VanReenen, Gorman and Zeauskas compared the statistics promoted by the department to the official end- of- year totals reported to the FBI for its Uniform Crime Reports and noticed glaring discrepancies. Some of the statistics used for computations were off by more than 100 Part I crimes, 500 Part II crimes and 600 total crimes. Their work was independently verified by the Whig and brought to the attention of the Elkton Police Department.
On Wednesday, Elkton Police Capt. Joseph Zurolo, agency spokesman, said the errors were the result of a records system change and inaccurate statistical accounting. He explained that he tasked two staff members with compiling the data, but later learned that they did not have the necessary permissions to access the department’s former records management system — the town switched to an updated system in September.
Instead of consulting the official FBI data, which could have been found online, those staff members tallied the department’s unofficial monthly reports instead, Zurolo said. In regards to Part II crimes, those compiling the statistics also failed to include hundreds of simple assaults in town each year, mistakenly thinking they had already been computed in Part I crimes, he added.
“I take full credit for the errors that were made,” Zurolo said. “But the good news from all this is that the true statistics show crime is down even further.”
The new data shows a 5.95 percent decrease in the total crime when compared to the town’s fiveyear average, instead of the previously reported 3.6 percent. When compared to 2014, the total crime rate is down 6 percent.
In Part I crimes, the new data shows a 2.9 percent decrease rather than a 1.4 percent increase when compared to the five- year average. When compared to 2014, the Part I crime rate is down almost 1 percent.
In Part II crimes, the new data shows a 7.8 percent decrease rather than a 7.4 percent decrease when compared to the five- year average. When compared to 2014, the Part II crime rate is down more than 9 percent.
For those who brought the errors to light, however, the situation draws even more questions.
On Thursday, Zeauskas said it’s a “little convenient” that the police department released the statistics just a few weeks prior to the increasingly contentious town election. The town’s Fraternal Order of Police Lodge No. 124 chose to endorse the incumbents over the challengers, who have made increased police force numbers and a new substation a part of their platform. The lodge has particular interest in the election because its negotiated contract with the town will expire in June 2017.
When the department’s reported numbers didn’t seem to jive with their own research into the town’s crime, however, Gorman and Zeauskas sough to find out why.
“It’s surprising to me that these errors were made because they actually worked in the police department’s favor,” Zeauskas said. “It doesn’t feel to me that crime is down. We’ve knocked on a lot of doors in this town and I’d say at least 80 percent of people have told us that crime is still an issue for them. So I think numbers can be interpreted a lot of ways.”
Gorman, who is statistician by profession, agreed with Zeauskas and offered up the example of Elkton’s decision to forgo a parking meter enforcement officer for a stretch in recent years.
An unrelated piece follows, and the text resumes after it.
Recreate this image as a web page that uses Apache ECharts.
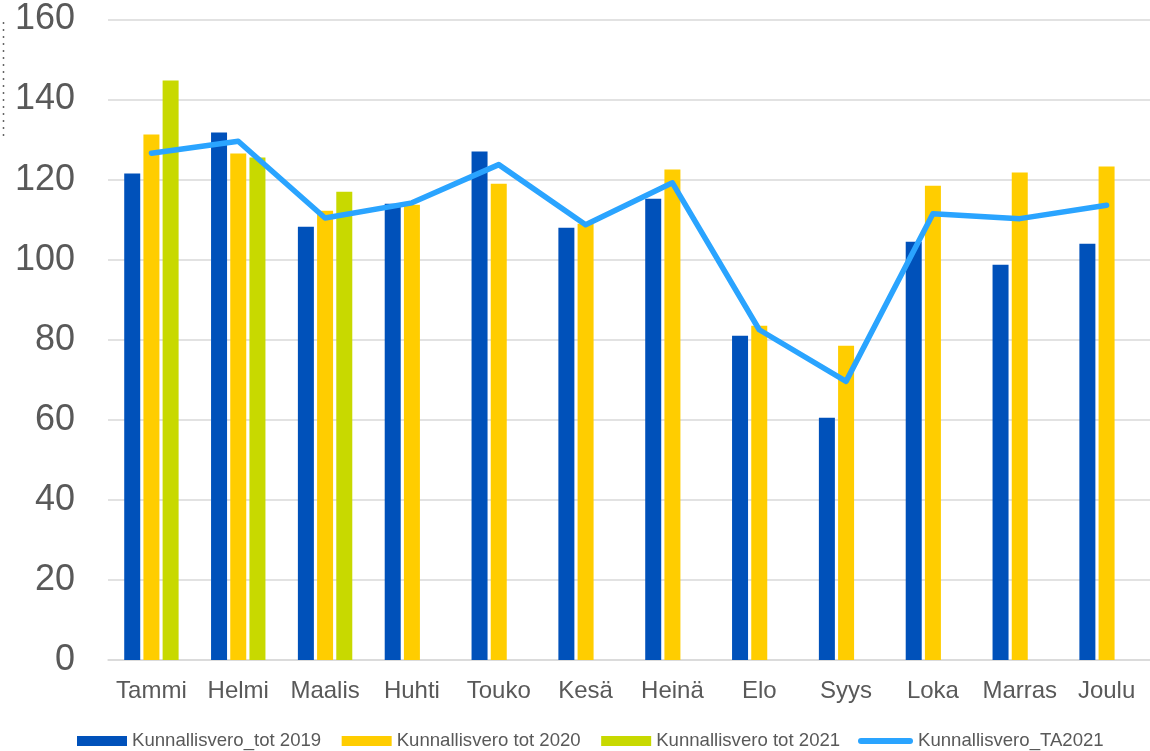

“In that situation, you can say parking violations went down, but in actuality you just don’t have anyone enforcing the laws,” he said. “Oftentimes in statistics if there is a surprise, there’s a problem.”
VanReenen echoed the candidates’ sentiment, particularly questioning the reported large decline in Part II crimes. He argues that the nearly 8 percent drop compared to the five- year average is attributable to the fact that the police has carried eight wanted, but unfilled officer positions for the past few years. With fewer officers on the street, there are fewer case files being opened on petty criminals, he said.
Zurolo attributed the decline in all crimes to a greater police presence in town in recent years as the result of calculated “saturation patrols” in some of the more troublesome areas of the town.
VanReenen also questioned how the public was supposed to determine progress in crime rate statistics when it is only ever compared to itself. While online resources frequently rank municipalities against each other, police departments have cautioned the public from doing so, explaining that differing characteristics of each community affect its policing.
“These statistics may show that crime is down in town, but do we feel any safer?” VanReenen asked. “If we don’t feel any safer, then who are we supposed to compare ourselves to in order to determine where we need to be?”